Fifty-four percent of Rhode Island is forested, which is impressive considering it’s the second-most densely populated state in the nation. It’s also quite a resurgence; by the mid-1700s, settlers’ agriculture had reduced tree cover in the area to just 31 percent, down from 95 percent before their arrival a century earlier.
While Rhode Island has long recognized the value of forests, establishing its Forest Commission back in 1906, today we are not giving forest stewardship the priority it deserves.
This is evident in the increasing frequency and severity of forest fires. In April, 350 acres were scorched by a wildfire that began in Queen’s River Preserve in Exeter. Fortunately no one was hurt and no homes caught fire, thanks to the great work of many local firefighters, but it was Rhode Island’s largest forest fire since 1942. And it was less than a week after another fire burned more than 150 acres at the Big River Management Area in West Greenwich. Several smaller forest fires also burned that week, fueled by dry conditions and dead wood.

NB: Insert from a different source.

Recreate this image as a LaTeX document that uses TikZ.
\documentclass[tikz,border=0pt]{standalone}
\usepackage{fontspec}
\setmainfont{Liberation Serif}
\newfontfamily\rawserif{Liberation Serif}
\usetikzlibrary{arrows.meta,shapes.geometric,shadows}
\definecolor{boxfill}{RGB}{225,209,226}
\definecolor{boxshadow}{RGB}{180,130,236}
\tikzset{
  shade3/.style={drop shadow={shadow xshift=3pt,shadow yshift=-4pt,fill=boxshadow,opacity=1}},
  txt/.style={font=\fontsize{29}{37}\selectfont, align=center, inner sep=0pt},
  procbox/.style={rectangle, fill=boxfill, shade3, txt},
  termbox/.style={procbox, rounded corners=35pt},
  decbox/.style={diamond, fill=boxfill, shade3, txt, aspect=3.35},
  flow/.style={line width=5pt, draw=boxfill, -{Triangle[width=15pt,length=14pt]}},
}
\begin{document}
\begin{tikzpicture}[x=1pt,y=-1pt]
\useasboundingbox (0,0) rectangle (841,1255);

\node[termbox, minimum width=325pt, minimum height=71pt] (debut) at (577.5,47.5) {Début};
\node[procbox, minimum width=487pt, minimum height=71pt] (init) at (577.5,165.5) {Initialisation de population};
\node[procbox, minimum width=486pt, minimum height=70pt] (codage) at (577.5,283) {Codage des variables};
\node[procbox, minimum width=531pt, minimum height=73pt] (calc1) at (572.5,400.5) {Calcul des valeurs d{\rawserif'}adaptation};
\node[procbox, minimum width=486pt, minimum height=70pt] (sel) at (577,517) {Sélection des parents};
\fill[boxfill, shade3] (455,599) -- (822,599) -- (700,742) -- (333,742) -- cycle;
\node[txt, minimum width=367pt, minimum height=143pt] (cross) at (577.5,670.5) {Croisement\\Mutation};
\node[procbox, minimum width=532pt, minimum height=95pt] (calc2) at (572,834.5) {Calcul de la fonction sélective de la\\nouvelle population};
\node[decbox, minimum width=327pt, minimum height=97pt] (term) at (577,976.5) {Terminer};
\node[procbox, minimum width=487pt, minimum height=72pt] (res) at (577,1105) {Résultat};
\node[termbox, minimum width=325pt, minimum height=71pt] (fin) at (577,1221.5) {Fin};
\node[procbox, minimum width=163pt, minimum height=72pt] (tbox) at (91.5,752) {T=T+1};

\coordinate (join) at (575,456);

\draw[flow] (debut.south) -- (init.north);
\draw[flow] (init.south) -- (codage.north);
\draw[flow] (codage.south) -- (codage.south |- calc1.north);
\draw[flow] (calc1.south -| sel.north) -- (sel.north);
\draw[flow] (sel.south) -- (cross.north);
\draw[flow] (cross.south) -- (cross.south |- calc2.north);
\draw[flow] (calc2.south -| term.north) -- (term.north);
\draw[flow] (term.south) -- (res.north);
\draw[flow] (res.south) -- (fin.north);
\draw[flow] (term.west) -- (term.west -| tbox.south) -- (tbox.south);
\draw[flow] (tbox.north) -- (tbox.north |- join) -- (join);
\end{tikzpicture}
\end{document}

Of course, this problem isn’t unique to Rhode Island. Our neighbors in Canada have been besieged by record-shattering wildfires this year, billowing so much smoke so far that it triggered air quality alerts here, and even reached Europe.
The fact is, our climate is changing. Hotter, dryer conditions and more frequent extreme weather present new challenges to maintaining our forests. We need to adapt to this new reality with a new and more vigorous approach to forest management.

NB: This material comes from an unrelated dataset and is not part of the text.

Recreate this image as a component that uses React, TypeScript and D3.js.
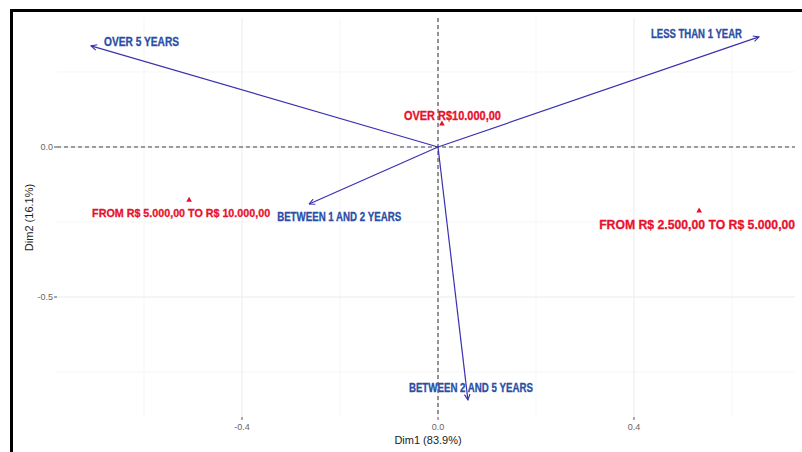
import React from "react";
import * as d3 from "d3";

const colNames = ["OVER 5 YEARS", "LESS THAN 1 YEAR", "BETWEEN 1 AND 2 YEARS", "BETWEEN 2 AND 5 YEARS"];
const colDim1 = [-0.708, 0.655, -0.263, 0.061];
const colDim2 = [0.337, 0.367, -0.19, -0.843];

const rowNames = ["OVER R$10.000,00", "FROM R$ 5.000,00 TO R$ 10.000,00", "FROM R$ 2.500,00 TO R$ 5.000,00"];
const rowDim1 = [0.008, -0.508, 0.533];
const rowDim2 = [0.077, -0.177, -0.213];

const xTicks = [-0.4, 0.0, 0.4];
const yTicks = [0.0, -0.5];
const xMinor = [-0.6, -0.2, 0.2, 0.6];
const yMinor = [0.25, -0.25, -0.75];

const xTitle = "Dim1 (83.9%)";
const yTitle = "Dim2 (16.1%)";

// label layout (pixels): [dx of centre, dy of baseline, width, font size]
const colLabelLayout = [[50.5, 0, 75, 12], [-62.5, 1, 91, 12], [30, 17, 124, 12], [3, -8, 124, 12]];
const rowLabelLayout = [[10.5, -4, 97, 12], [-8, 17, 178, 11.5], [-2, 18, 196, 12.5]];

const W = 802, H = 452;
const panel = { left: 57, right: 795, top: 18, bottom: 417 };

export default function App() {
  const x = d3.scaleLinear().domain([-0.7776, 0.7286]).range([panel.left, panel.right]);
  const y = d3.scaleLinear().domain([0.43, -0.9]).range([panel.top, panel.bottom]);
  const labelFont = "'Liberation Sans', Arial, sans-serif";
  const arrowColor = "#3a31b0";
  const colLabelColor = "#2a4ea6";
  const rowColor = "#e8112d";
  const tri = d3.symbol().type(d3.symbolTriangle).size(14);
  const fmt = (v: number) => (v === 0 ? "0.0" : d3.format(".1f")(v).replace("−", "-"));
  return (
    <svg width={W} height={H} style={{ position: "absolute", left: 0, top: 0, background: "#fff" }}
      fontFamily="'Liberation Sans', Arial, sans-serif">
      <defs>
        <marker id="arr" viewBox="0 0 10 10" refX="9" refY="5" markerWidth="7" markerHeight="7" orient="auto-start-reverse" markerUnits="userSpaceOnUse">
          <path d="M1,1 L9,5 L1,9" fill="none" stroke={arrowColor} strokeWidth={1.6} />
        </marker>
      </defs>
      <rect x={0} y={0} width={W} height={H} fill="#fff" />
      {xMinor.map((v) => (
        <line key={"xm" + v} x1={x(v)} x2={x(v)} y1={panel.top} y2={panel.bottom} stroke="#f2f2f2" strokeWidth={0.7} />
      ))}
      {yMinor.map((v) => (
        <line key={"ym" + v} x1={panel.left} x2={panel.right} y1={y(v)} y2={y(v)} stroke="#f2f2f2" strokeWidth={0.7} />
      ))}
      {xTicks.map((v) => (
        <line key={"xg" + v} x1={x(v)} x2={x(v)} y1={panel.top} y2={panel.bottom} stroke="#ebebeb" strokeWidth={1} />
      ))}
      {yTicks.map((v) => (
        <line key={"yg" + v} x1={panel.left} x2={panel.right} y1={y(v)} y2={y(v)} stroke="#ebebeb" strokeWidth={1} />
      ))}
      <line x1={panel.left} x2={panel.right} y1={y(0)} y2={y(0)} stroke="#444" strokeWidth={1.1} strokeDasharray="4,3" />
      <line x1={x(0)} x2={x(0)} y1={panel.top} y2={panel.bottom} stroke="#444" strokeWidth={1.1} strokeDasharray="4,3" />
      {xTicks.map((v) => (
        <g key={"xt" + v}>
          <line x1={x(v)} x2={x(v)} y1={panel.bottom} y2={panel.bottom + 3} stroke="#555" strokeWidth={1} />
          <text x={x(v)} y={panel.bottom + 13} textAnchor="middle" fontSize={9} fill="#666">{fmt(v)}</text>
        </g>
      ))}
      {yTicks.map((v) => (
        <g key={"yt" + v}>
          <line x1={panel.left - 3} x2={panel.left} y1={y(v)} y2={y(v)} stroke="#555" strokeWidth={1} />
          <text x={panel.left - 4} y={y(v) + 3} textAnchor="end" fontSize={9} fill="#666">{fmt(v)}</text>
        </g>
      ))}
      <text x={428} y={444} textAnchor="middle" fontSize={11} fill="#222">{xTitle}</text>
      <text transform={`translate(33,${(panel.top + panel.bottom) / 2}) rotate(-90)`} textAnchor="middle" fontSize={11} fill="#222">{yTitle}</text>
      {colNames.map((n, i) => (
        <line key={"a" + i} x1={x(0)} y1={y(0)} x2={x(colDim1[i])} y2={y(colDim2[i])} stroke={arrowColor} strokeWidth={1.2} markerEnd="url(#arr)" />
      ))}
      {colNames.map((n, i) => {
        const [dx, dy, w, fs] = colLabelLayout[i];
        const cx = x(colDim1[i]) + dx;
        return (
          <text key={"cl" + i} x={cx - w / 2} y={y(colDim2[i]) + dy} textLength={w} lengthAdjust="spacingAndGlyphs"
            fontSize={fs} fontWeight="bold" fill={colLabelColor} stroke={colLabelColor} strokeWidth={0.3} fontFamily={labelFont}>{n}</text>
        );
      })}
      {rowNames.map((n, i) => (
        <path key={"rp" + i} d={tri() as string} transform={`translate(${x(rowDim1[i])},${y(rowDim2[i])})`} fill={rowColor} />
      ))}
      {rowNames.map((n, i) => {
        const [dx, dy, w, fs] = rowLabelLayout[i];
        const cx = x(rowDim1[i]) + dx;
        return (
          <text key={"rl" + i} x={cx - w / 2} y={y(rowDim2[i]) + dy} textLength={w} lengthAdjust="spacingAndGlyphs"
            fontSize={fs} fontWeight="bold" fill={rowColor} stroke={rowColor} strokeWidth={0.3} fontFamily={labelFont}>{n}</text>
        );
      })}
      <rect x={11.5} y={10.5} width={W + 10} height={H + 10} fill="none" stroke="#000" strokeWidth={3} />
    </svg>
  );
}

This session I sponsored legislation (2023-H 6342) creating a new House commission to determine the best action for improving forest management. Our commission, which began working this week, brings together experts and stakeholders to identify our strengths and weaknesses, and how our state can best direct our resources toward effective forest management in our increasingly volatile environment.
We need to engage in more modern, effective means of maintaining our forests, much of which are privately held land. That means we must work as partners with landowners, helping them safely manage the risks of fires, for their benefit and the safety of the public. We should collaborate with land trusts and conservation organizations, many of which already engage in outstanding stewardship practices and can provide valuable guidance.
Putting in the planning and maintenance work necessary to prevent forest fires has benefits far beyond public safety. Forests directly reduce carbon dioxide from our atmosphere, play a major role in filtering pollution from our groundwater and cool the land in the summer. Of course, they provide many intangible benefits too, as any hiker or kid in a tree fort will attest.
Forest management is not just for the wider expanses in the western part of our state. Urban trees are just as critical, providing vital stormwater control and cooling during the summer. According to the U.S. Forest Service, Providence found that its 415,000 trees provide $4.7 million in environmental benefits annually, and a study of five U.S. cities has shown that every dollar invested in urban forest management results in benefits ranging from $1.37 to $3.09.
Keeping our forests healthy and encouraging the conservation of forested land should be a high priority for Rhode Island. I look forward to helping to forge a new path forward toward better forest stewardship in our state.
Rep. Megan L. Cotter (D-Dist. 39, Exeter, Richmond, Hopkinton) is chairwoman of the Special Legislative Commission to Evaluate and Provide Recommendations on Proper Forest Management for Fire Prevention.